++++ Working data ++++
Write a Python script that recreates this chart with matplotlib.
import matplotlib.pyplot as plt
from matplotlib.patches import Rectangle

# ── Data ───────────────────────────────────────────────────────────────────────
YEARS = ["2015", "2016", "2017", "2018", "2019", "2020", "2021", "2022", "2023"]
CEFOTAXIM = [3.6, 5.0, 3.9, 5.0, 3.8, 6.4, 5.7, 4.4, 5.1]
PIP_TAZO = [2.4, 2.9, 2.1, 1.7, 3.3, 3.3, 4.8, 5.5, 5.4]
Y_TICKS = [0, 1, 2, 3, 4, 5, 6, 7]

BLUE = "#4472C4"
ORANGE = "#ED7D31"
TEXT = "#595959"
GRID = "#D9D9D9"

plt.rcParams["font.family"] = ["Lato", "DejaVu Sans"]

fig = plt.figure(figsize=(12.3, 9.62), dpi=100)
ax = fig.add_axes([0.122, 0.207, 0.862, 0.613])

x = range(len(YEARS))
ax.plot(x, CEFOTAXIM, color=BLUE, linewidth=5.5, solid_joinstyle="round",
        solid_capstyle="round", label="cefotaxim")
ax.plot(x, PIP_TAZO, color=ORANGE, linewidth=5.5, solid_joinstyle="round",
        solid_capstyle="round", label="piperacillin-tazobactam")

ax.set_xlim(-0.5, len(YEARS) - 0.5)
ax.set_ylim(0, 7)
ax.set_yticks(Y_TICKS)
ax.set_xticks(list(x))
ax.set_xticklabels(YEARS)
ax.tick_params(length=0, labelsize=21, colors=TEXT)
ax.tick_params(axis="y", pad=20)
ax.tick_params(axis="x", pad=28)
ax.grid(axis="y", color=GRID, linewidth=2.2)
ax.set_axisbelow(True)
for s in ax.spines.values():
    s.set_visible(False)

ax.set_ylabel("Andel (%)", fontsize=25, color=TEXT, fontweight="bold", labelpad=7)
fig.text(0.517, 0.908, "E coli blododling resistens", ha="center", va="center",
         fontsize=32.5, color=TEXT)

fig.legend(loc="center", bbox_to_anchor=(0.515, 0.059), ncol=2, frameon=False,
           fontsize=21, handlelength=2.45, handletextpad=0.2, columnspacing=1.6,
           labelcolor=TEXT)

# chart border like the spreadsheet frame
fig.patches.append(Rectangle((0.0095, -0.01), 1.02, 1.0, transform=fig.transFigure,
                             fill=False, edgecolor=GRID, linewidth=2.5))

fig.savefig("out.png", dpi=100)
++++
++++ Working data ++++
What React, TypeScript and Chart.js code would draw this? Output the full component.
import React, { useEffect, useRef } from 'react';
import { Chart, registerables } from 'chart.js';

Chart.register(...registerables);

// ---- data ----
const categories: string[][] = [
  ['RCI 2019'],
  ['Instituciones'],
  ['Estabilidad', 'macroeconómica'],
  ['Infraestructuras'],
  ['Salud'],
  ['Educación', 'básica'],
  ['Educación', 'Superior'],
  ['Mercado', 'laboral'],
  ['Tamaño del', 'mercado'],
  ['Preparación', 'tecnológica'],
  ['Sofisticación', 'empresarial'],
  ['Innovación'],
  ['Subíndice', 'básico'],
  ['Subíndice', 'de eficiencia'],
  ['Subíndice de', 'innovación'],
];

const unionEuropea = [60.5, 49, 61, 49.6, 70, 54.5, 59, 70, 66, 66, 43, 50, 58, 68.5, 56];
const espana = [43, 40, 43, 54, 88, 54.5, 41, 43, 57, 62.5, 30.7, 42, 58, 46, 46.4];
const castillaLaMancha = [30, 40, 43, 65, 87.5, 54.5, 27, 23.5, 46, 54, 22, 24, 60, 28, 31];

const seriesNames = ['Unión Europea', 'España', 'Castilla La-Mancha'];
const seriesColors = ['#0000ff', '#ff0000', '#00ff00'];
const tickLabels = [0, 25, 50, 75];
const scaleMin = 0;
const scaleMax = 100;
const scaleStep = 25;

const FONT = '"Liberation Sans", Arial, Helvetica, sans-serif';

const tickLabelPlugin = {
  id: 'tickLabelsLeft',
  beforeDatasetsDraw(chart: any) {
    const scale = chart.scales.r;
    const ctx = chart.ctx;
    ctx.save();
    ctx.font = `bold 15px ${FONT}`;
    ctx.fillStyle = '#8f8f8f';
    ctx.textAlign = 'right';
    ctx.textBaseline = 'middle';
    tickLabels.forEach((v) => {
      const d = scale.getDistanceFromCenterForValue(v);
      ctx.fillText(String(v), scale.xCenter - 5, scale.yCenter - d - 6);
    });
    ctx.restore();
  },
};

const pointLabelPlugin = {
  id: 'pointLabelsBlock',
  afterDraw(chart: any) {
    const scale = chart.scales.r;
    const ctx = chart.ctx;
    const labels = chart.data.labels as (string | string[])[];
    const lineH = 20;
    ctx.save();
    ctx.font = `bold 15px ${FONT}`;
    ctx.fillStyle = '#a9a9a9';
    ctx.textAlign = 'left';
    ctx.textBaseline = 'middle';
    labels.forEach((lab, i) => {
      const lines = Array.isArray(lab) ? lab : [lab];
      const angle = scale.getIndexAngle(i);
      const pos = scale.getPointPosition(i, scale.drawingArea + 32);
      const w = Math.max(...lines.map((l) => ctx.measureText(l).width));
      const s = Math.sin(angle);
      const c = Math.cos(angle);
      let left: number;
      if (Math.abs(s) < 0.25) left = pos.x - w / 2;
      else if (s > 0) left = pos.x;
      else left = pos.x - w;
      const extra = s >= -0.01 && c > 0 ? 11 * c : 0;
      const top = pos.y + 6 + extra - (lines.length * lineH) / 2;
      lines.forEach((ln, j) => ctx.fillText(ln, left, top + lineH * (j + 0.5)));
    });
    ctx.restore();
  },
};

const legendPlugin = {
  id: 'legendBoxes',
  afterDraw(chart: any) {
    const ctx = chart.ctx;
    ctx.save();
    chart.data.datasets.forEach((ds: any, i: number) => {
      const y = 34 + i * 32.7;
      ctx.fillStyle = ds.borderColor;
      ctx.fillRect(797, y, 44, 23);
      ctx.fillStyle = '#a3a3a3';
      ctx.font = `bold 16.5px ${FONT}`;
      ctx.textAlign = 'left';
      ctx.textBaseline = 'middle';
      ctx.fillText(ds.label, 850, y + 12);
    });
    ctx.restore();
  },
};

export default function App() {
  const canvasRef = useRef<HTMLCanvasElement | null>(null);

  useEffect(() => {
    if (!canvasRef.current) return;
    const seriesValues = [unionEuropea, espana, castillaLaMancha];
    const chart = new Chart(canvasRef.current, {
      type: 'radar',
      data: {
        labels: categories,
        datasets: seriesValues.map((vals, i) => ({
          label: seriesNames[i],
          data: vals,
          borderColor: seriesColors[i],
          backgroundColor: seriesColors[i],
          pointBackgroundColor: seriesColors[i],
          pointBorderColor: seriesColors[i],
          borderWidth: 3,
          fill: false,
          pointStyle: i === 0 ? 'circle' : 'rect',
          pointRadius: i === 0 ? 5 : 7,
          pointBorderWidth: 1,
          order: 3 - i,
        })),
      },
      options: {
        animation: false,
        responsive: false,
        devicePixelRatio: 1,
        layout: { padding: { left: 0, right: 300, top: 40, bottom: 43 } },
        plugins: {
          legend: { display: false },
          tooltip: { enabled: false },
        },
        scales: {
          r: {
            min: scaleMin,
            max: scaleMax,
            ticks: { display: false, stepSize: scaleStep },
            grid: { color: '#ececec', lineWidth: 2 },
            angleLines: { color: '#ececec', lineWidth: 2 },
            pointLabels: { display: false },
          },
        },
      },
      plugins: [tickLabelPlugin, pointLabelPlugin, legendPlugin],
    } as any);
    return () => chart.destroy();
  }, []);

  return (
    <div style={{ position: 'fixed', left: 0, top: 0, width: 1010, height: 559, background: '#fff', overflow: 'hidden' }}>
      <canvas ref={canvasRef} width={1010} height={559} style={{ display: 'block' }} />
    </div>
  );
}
++++
Exactly the lines from the line that has "Write a Python" through the line that has "from matplotlib.patches import Rectangle" are to be repeated, both included, with nothing added.

Write a Python script that recreates this chart with matplotlib.
import matplotlib.pyplot as plt
from matplotlib.patches import Rectangle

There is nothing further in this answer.